Some of the key writers in the U.K. included Alan Byde and Derek Hutchinson. I remember seeing “Living Canoeing” by Alan Byde for the first time. Published in 1969 there is the classic photograph of Mike Ramsay vertical at Hambledon Weir, I sat there staring at it as a 13 year old wondering how on earth the paddler got into that position. This is a book which provided inspiration to a generation of paddlers, both sea kayakers and white water paddlers.
For me the next big development was the publication of Derek Hutchinson’s book “Sea Canoeing”. I had seen it advertised in Canoeing in Britain, the BCU magazine of the time and couldn’t wait for mine to arrive in the post. There was no way that the local bookshops were going to stock such a specialist title in 1976. My copy was signed some years later by Derek and I feel fortunate that I got to know him. For me one of the most significant aspects of the book were the photographs, they showed just where it was possible to take sea kayaks and they encouraged us to start to explore further afield.

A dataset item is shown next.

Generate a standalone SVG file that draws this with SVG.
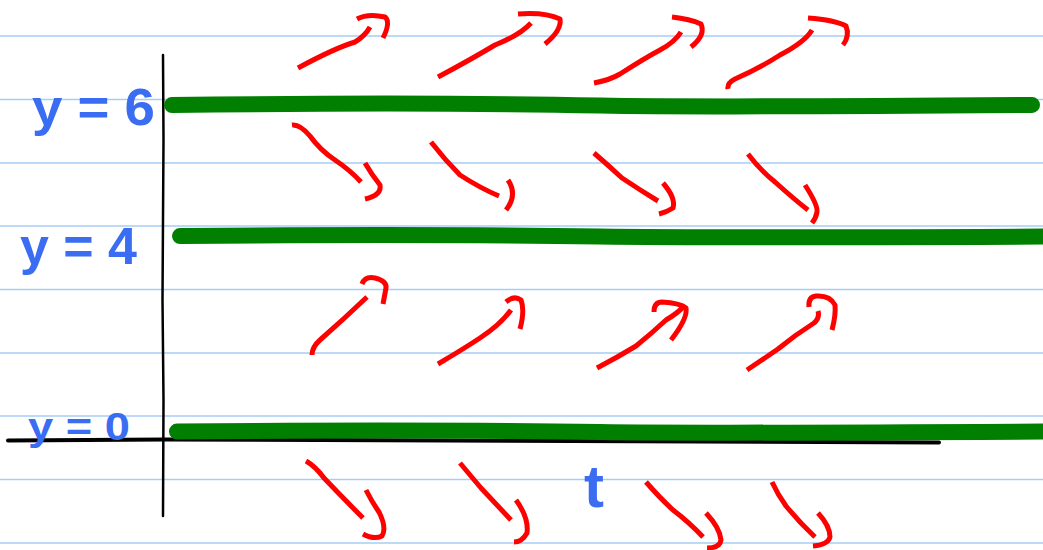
<svg xmlns="http://www.w3.org/2000/svg" width="1043" height="550" viewBox="0 0 1043 550">
<style>
.rule{stroke:#a6cdf6;stroke-width:1.6;fill:none}
.axis{stroke:#000;fill:none;stroke-linecap:round;stroke-linejoin:round}
.sol{stroke:#007f00;stroke-width:16;fill:none;stroke-linecap:round}
.arr{stroke:#ff0000;stroke-width:5;fill:none;stroke-linecap:butt;stroke-linejoin:round}
.lbl{fill:#3a6df2;font-family:"Liberation Sans",Arial,sans-serif;font-weight:bold}
</style>
<rect width="1043" height="550" fill="#fff"/>
<g id="ruling">
<line class="rule" x1="0" y1="36" x2="1043" y2="36"/>
<line class="rule" x1="0" y1="99.5" x2="1043" y2="99.5"/>
<line class="rule" x1="0" y1="163" x2="1043" y2="163"/>
<line class="rule" x1="0" y1="226" x2="1043" y2="226"/>
<line class="rule" x1="0" y1="289.5" x2="1043" y2="289.5"/>
<line class="rule" x1="0" y1="353" x2="1043" y2="353"/>
<line class="rule" x1="0" y1="416" x2="1043" y2="416"/>
<line class="rule" x1="0" y1="479.5" x2="1043" y2="479.5"/>
<line class="rule" x1="0" y1="543" x2="1043" y2="543"/>
</g>
<g id="axes">
<path class="axis" stroke-width="2.5" d="M163,55 L163.5,140 L162.5,300 L163.5,400 L163,516"/>
<path class="axis" stroke-width="4" d="M8,440.5 L165,439.5 Q550,442 939,442.5"/>
</g>
<g id="solutions">
<path id="sol-6" class="sol" d="M172,105 Q420,102 600,105.5 Q700,107.5 1032,105"/>
<path id="sol-4" class="sol" d="M180,236 Q420,234 600,236.5 Q700,238 1050,236.5"/>
<path id="sol-0" class="sol" d="M177,431.5 Q420,429.5 600,432 Q700,433.5 1050,431.5"/>
</g>
<g id="labels">
<text id="lbl-y6" class="lbl" x="32" y="125" font-size="52" textLength="123" lengthAdjust="spacingAndGlyphs">y = 6</text>
<text id="lbl-y4" class="lbl" x="20" y="264" font-size="52" textLength="117" lengthAdjust="spacingAndGlyphs">y = 4</text>
<text id="lbl-y0" class="lbl" x="28" y="440" font-size="38" textLength="102" lengthAdjust="spacingAndGlyphs">y = 0</text>
<text id="lbl-t" class="lbl" x="584" y="507" font-size="60">t</text>
</g>
<g id="direction-field">
<path class="arr" d="M298,68 Q335,48 355,42 Q365,36 370,27"/>
<path class="arr" d="M357,19 Q368,13 385,17 Q391,22 383,38"/>
<path class="arr" d="M438,77 Q470,60 495,45 Q520,35 531,23"/>
<path class="arr" d="M518,14 Q545,12 560,19 Q562,30 545,44"/>
<path class="arr" d="M594,83 Q610,80 620,74 Q645,58 660,50 Q675,42 681,32"/>
<path class="arr" d="M672,17 Q690,19 701,24 Q706,35 691,47"/>
<path class="arr" d="M728,89 Q727,83 735,79 Q760,68 780,55 Q805,42 812,30"/>
<path class="arr" d="M808,18 Q835,20 846,26 Q850,36 843,45"/>

<path class="arr" d="M292,125 Q300,124 310,136 Q320,150 335,160 Q350,170 361,182"/>
<path class="arr" d="M365,163 Q372,175 380,185 Q382,195 365,199"/>
<path class="arr" d="M431,142 Q445,160 460,175 Q480,188 499,196"/>
<path class="arr" d="M508,180 Q518,195 506,210"/>
<path class="arr" d="M594,153 Q608,165 622,178 Q640,190 658,201"/>
<path class="arr" d="M663,183 Q676,198 673,208 Q667,212 659,214"/>
<path class="arr" d="M748,154 Q760,170 775,182 Q795,200 808,210"/>
<path class="arr" d="M805,185 Q818,205 817,212 Q816,218 812,223"/>

<path class="arr" d="M312,355 Q312,347 320,340 Q345,318 367,297"/>
<path class="arr" d="M362,284 Q365,276 375,278 Q387,281 386,288 L383,304"/>
<path class="arr" d="M438,364 Q465,348 480,338 Q500,325 511,310"/>
<path class="arr" d="M506,302 Q514,295 521,300 Q525,310 520,329"/>
<path class="arr" d="M597,368 Q618,357 636,346 Q652,333 666,320 Q678,313 684,306"/>
<path class="arr" d="M654,312 Q654,302 662,302 Q680,303 686,308 Q688,318 671,340"/>
<path class="arr" d="M747,370 Q762,360 778,349 Q795,335 814,323 Q820,318 818,311"/>
<path class="arr" d="M809,307 Q808,297 816,296 Q830,295 835,305 Q836,315 832,330"/>

<path class="arr" d="M306,461 Q315,466 324,478 Q345,500 363,518"/>
<path class="arr" d="M366,490 Q372,502 379,512 Q387,528 382,536 Q374,540 363,534"/>
<path class="arr" d="M460,463 Q470,475 481,488 Q497,505 511,520"/>
<path class="arr" d="M516,500 Q529,518 527,533 Q522,542 514,542"/>
<path class="arr" d="M646,482 Q660,498 673,510 Q690,523 703,537"/>
<path class="arr" d="M706,513 Q720,528 721,540 Q720,548 707,548"/>
<path class="arr" d="M772,482 Q778,495 786,506 Q800,523 815,537"/>
<path class="arr" d="M818,513 Q830,526 830,537 Q828,545 813,546"/>
</g>
</svg>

“The Book of Canoeing” by Alex Ellis, first published in 1935 has 7 pages devoted to sea kayaking. He states:
“Paddle technique could be described in detail, but it is doubtful if a theoretical description would be of any great value. It has to be acquired gradually by actual practice.”
Although this is 80 years old it remains very sensible advice. There are no real shortcuts to competence with a paddle and a kayak. The author mentions two paddles, which he thinks are suitable for sea canoeing.
1.) Fort William to Largs
2.) South West Ireland
Paddles which 80 years on would still be seen as significant achievements.
“Kayak to Cape Wrath” by J. Lewis Henderson. I am not sure to the exact date of publication buy my copy has a dedication in the front, dated Christmas 1953. A journey from Fort William to Cape Wrath along the west coast and then a crossing of northern Scotland, via a line of lochs, to finish on the east coast at Lairg. A significant journey undertaken over several summers. It is a journey, which, an self respecting sea kayaker would be pleased to complete today. Joe Reid was clearly an accomplished paddler in several areas as he was in the K2 1000m event at the 1948 Olympics.
“The Canoeing Manual” by Noel McNaught. First published in 1956, includes a whole chapter on crossing the English Channel, something which some paddlers still aspire towards but is actually discouraged because of the shipping hazards.
“Vikings, Scots and Scraelings” by Myrtle Simpson, published in 1977 was the first book I read about kayaking in Greenland and it fired my imagination, encouraging me to consider heading north in pursuit of sea kayaking heaven.
“Paddling my Own Canoe” by Audrey Sutherland from 1978. Her initial paddling was in a nine foot inflatable canoe but she started her explorations by swimming the coast of north east Molokai. She went on to paddle in several areas of the world providing inspiration to, particularly, a more elderly generation of paddlers.
“Scottish Sea Kayaking” by Doug Cooper and George Reid published in 2005. In many ways this was the first of a new generation of sea kayaking guides, in full colour and full of useful information about a whole range of topics. Pesda Press have gone on to publish a whole range of sea kayaking guides, covering most of the British Isles
So that’s my personal selection of sea kayaking books, which are worth seeking out. There is no doubt in my mind that if was to write this piece in a couple of weeks time some of the titles would have changed.